Which is not to say I was a pitiable figure in school – quite the contrary. Once I got to junior school, I increased in confidence daily. By then, I think I’d learned to play to my strengths, one of which was being in the right place at the right time, which suddenly stood me in good stead on the football field. I couldn’t easily run after the ball, so I would goal-hang instead, and if the ball came my way I would just kick it wildly, in the hope that it might hit the spot. And the first time it did, there was a sea change in how my peers viewed me. No longer was I Mr Last-pick when teams were chosen.
I was also treated differently by the teachers once I hit junior school: while they still stopped me from doing things I felt perfectly able to do, they didn’t seem to patronize me as much. Quite the contrary, in some cases, which was probably vital to my development; it wouldn’t have done me any favours to become someone who thought he could get away with not doing things he didn’t want to do, after all.

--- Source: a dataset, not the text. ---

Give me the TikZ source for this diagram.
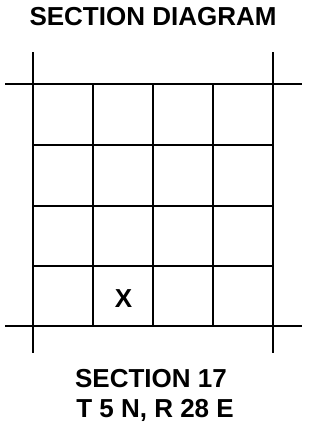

And I did my fair share of transgressing, like any other kid. A favourite transgression was not going straight inside after the bell had rung for the end of playtime, the punishment for which was having to stand on a black spot. I don’t know who thought up this particular punishment, but it was a sound one, in that it was so public. There were six black floor tiles, altogether measuring about 20 inches square, which formed a pattern underneath the main school staircase. If you were naughty, you would be made to go and stand on one of these – a kind of 20th-century equivalent, I guess, of committing an act of treason and having your head stuck on a pole, for all to see, on London Bridge.
But standing anywhere for long was an issue for me. Though the calipers corrected my foot drop, they did nothing to aid my balance, so remaining stationary was a challenge. So it was odds on, I reckoned, that when a passing teacher noticed my plight, I’d be excused an extended spell in position. But it wasn’t to be.
‘Here we are,’ she said, grabbing a chair from down the corridor. ‘Sit on that.’
It was probably a useful life lesson, that one.